[INSTRUCTIONS FOR THE TASK]: Each line of the listing must be transcribed exactly, except for the images, which should be excluded.

[RAW DATA]:
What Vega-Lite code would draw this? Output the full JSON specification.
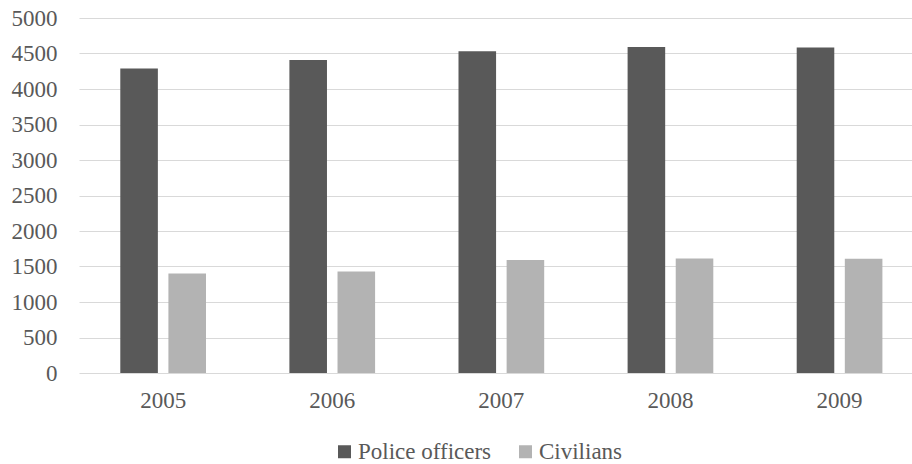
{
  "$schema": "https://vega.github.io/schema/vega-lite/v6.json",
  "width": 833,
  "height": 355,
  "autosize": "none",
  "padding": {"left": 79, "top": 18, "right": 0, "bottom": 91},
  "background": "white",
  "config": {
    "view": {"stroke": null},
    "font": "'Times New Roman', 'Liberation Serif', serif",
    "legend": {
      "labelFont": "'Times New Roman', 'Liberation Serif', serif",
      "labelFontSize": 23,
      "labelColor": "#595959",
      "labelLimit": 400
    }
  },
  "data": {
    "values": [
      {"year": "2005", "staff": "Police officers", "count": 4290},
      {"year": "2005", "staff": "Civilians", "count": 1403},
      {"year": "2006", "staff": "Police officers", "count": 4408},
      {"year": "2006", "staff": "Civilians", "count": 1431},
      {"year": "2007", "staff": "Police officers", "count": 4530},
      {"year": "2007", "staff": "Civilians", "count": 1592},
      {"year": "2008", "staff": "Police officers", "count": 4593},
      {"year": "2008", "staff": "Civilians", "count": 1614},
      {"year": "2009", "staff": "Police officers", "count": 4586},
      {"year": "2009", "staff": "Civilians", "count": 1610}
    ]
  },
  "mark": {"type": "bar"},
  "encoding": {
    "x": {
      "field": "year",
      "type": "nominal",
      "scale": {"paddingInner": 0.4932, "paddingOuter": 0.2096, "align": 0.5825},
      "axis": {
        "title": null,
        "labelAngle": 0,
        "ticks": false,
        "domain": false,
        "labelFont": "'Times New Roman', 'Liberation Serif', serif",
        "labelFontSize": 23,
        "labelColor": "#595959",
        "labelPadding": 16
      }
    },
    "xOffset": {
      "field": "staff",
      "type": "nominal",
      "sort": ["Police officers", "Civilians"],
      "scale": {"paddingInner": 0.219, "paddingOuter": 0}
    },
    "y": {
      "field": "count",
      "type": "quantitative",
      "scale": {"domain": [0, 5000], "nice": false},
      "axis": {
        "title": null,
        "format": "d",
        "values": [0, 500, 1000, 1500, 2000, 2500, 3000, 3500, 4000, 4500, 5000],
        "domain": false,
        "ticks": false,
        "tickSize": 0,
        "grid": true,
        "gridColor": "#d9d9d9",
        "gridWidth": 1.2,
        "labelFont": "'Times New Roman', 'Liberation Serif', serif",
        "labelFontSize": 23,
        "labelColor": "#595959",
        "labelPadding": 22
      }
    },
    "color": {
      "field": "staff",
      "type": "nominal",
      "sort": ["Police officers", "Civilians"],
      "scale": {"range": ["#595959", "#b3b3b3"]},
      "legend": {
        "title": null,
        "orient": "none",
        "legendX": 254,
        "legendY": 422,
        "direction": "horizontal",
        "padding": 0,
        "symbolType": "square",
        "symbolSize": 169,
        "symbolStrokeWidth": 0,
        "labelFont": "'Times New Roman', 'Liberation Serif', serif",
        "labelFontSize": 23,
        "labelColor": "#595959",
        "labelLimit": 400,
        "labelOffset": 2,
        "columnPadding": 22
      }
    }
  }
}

[WRITTEN RESPONSE]:
What Vega-Lite code would draw this? Output the full JSON specification.
{
  "$schema": "https://vega.github.io/schema/vega-lite/v6.json",
  "width": 833,
  "height": 355,
  "autosize": "none",
  "padding": {"left": 79, "top": 18, "right": 0, "bottom": 91},
  "background": "white",
  "config": {
    "view": {"stroke": null},
    "font": "'Times New Roman', 'Liberation Serif', serif",
    "legend": {
      "labelFont": "'Times New Roman', 'Liberation Serif', serif",
      "labelFontSize": 23,
      "labelColor": "#595959",
      "labelLimit": 400
    }
  },
  "data": {
    "values": [
      {"year": "2005", "staff": "Police officers", "count": 4290},
      {"year": "2005", "staff": "Civilians", "count": 1403},
      {"year": "2006", "staff": "Police officers", "count": 4408},
      {"year": "2006", "staff": "Civilians", "count": 1431},
      {"year": "2007", "staff": "Police officers", "count": 4530},
      {"year": "2007", "staff": "Civilians", "count": 1592},
      {"year": "2008", "staff": "Police officers", "count": 4593},
      {"year": "2008", "staff": "Civilians", "count": 1614},
      {"year": "2009", "staff": "Police officers", "count": 4586},
      {"year": "2009", "staff": "Civilians", "count": 1610}
    ]
  },
  "mark": {"type": "bar"},
  "encoding": {
    "x": {
      "field": "year",
      "type": "nominal",
      "scale": {"paddingInner": 0.4932, "paddingOuter": 0.2096, "align": 0.5825},
      "axis": {
        "title": null,
        "labelAngle": 0,
        "ticks": false,
        "domain": false,
        "labelFont": "'Times New Roman', 'Liberation Serif', serif",
        "labelFontSize": 23,
        "labelColor": "#595959",
        "labelPadding": 16
      }
    },
    "xOffset": {
      "field": "staff",
      "type": "nominal",
      "sort": ["Police officers", "Civilians"],
      "scale": {"paddingInner": 0.219, "paddingOuter": 0}
    },
    "y": {
      "field": "count",
      "type": "quantitative",
      "scale": {"domain": [0, 5000], "nice": false},
      "axis": {
        "title": null,
        "format": "d",
        "values": [0, 500, 1000, 1500, 2000, 2500, 3000, 3500, 4000, 4500, 5000],
        "domain": false,
        "ticks": false,
        "tickSize": 0,
        "grid": true,
        "gridColor": "#d9d9d9",
        "gridWidth": 1.2,
        "labelFont": "'Times New Roman', 'Liberation Serif', serif",
        "labelFontSize": 23,
        "labelColor": "#595959",
        "labelPadding": 22
      }
    },
    "color": {
      "field": "staff",
      "type": "nominal",
      "sort": ["Police officers", "Civilians"],
      "scale": {"range": ["#595959", "#b3b3b3"]},
      "legend": {
        "title": null,
        "orient": "none",
        "legendX": 254,
        "legendY": 422,
        "direction": "horizontal",
        "padding": 0,
        "symbolType": "square",
        "symbolSize": 169,
        "symbolStrokeWidth": 0,
        "labelFont": "'Times New Roman', 'Liberation Serif', serif",
        "labelFontSize": 23,
        "labelColor": "#595959",
        "labelLimit": 400,
        "labelOffset": 2,
        "columnPadding": 22
      }
    }
  }
}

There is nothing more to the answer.